Although, from an economy perspective, I agree that we are seeing some troughing out phase now. Whether it happens in Q4 or in early part of Q1, one can’t say. However, I do expect recovery to come from here. However, these current earnings could definitely show a potential description for disappointment. A lot of garment expenditure has been clamped down in order to make way for our fiscal numbers to balance for FY13. This will also impact spending to some degree and will have its impact coming through in Q4.
Q: So, what will the FY14 earnings picture look like? Do you think that release of the government expenditure is enough to take earnings back up to double digit growth for FY14 or you cannot say that with certainty yet?
A: We are atleast forecasting somewhere in the region of about 11-12 percent corporate earnings growth for the major indices like Nifty or Sensex. The kind of constraint which was witnessed in the last two quarters of spending is going to sustain.
What is important to note is that it is a pre-election year. So, there will be some uptick in social spending as well. If one is working towards the summer elections next year, the spending needs to happen almost by June onwards till about October-November. So, the benefit of it can be seen in the real economy. We will see a spending restart. That is why maybe Q4 or in a worst case scenario, Q1 will probably be the low point. However, after that I would definitely expect some kind of uptick in economy.
Q: There was a fairly sharp rebound on the Bank Nifty. You are underweight on PSU banks but how are you approaching the rest of the private banks or some of the non-bank financial companies (NBFCs).
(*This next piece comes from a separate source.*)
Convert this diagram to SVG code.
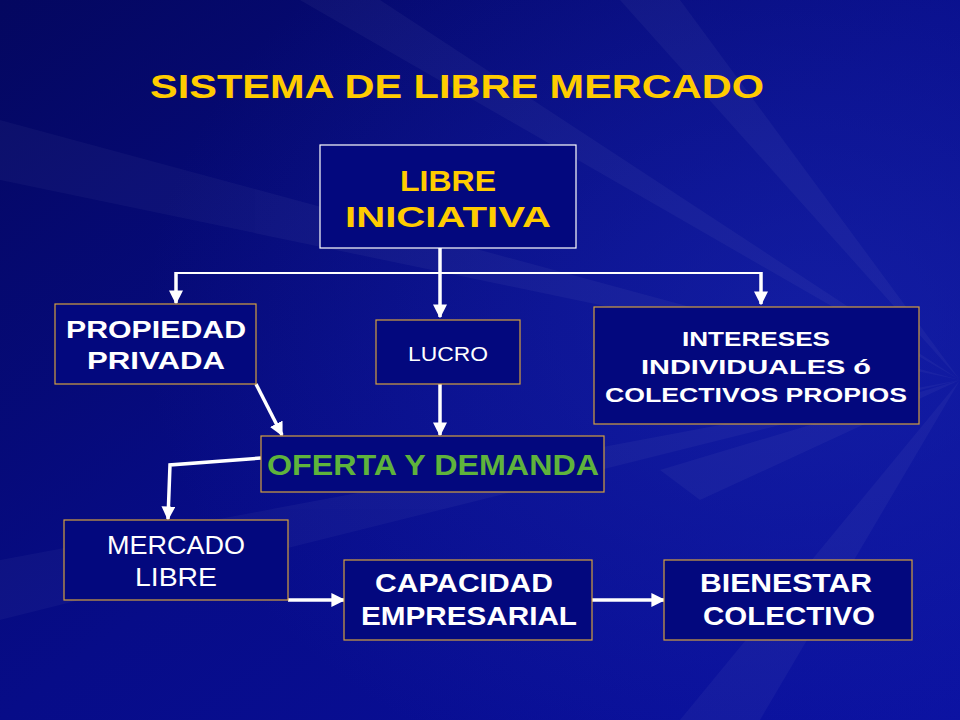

A: I am clearly more defensive in the banking space in the sense that we prefer the private end of the spectrum much more than the public end. I continue to reiterate our underweight public sector bank call and I think that this lag effect of deteriorating asset quality will continue to be a cause of concern there. Secondly, there is obviously going to be some risk of populist measures pre-election starting to potentially have a negative sentiment on the banking space as well. Especially so on the public sector names. So, our top pick in the sector is actually ICICI Bank but underweight PSU call is what we are sticking with.
Q: Any thoughts on a stock like Larsen and Toubro (L&T) from capital goods where quarterly numbers were okay but incrementally news about projects and the World Bank news this morning seems negative?
A: We have put out a note on this issue. We don’t think it is going to be a material impact because the order that was being talked about was just about a couple of million rupees. At the same time, we do not expect any major tendering on World Bank’s projects coming through the next six months. Although, given the kind of macros slowdown in the capital goods sector, we are neutral on the name.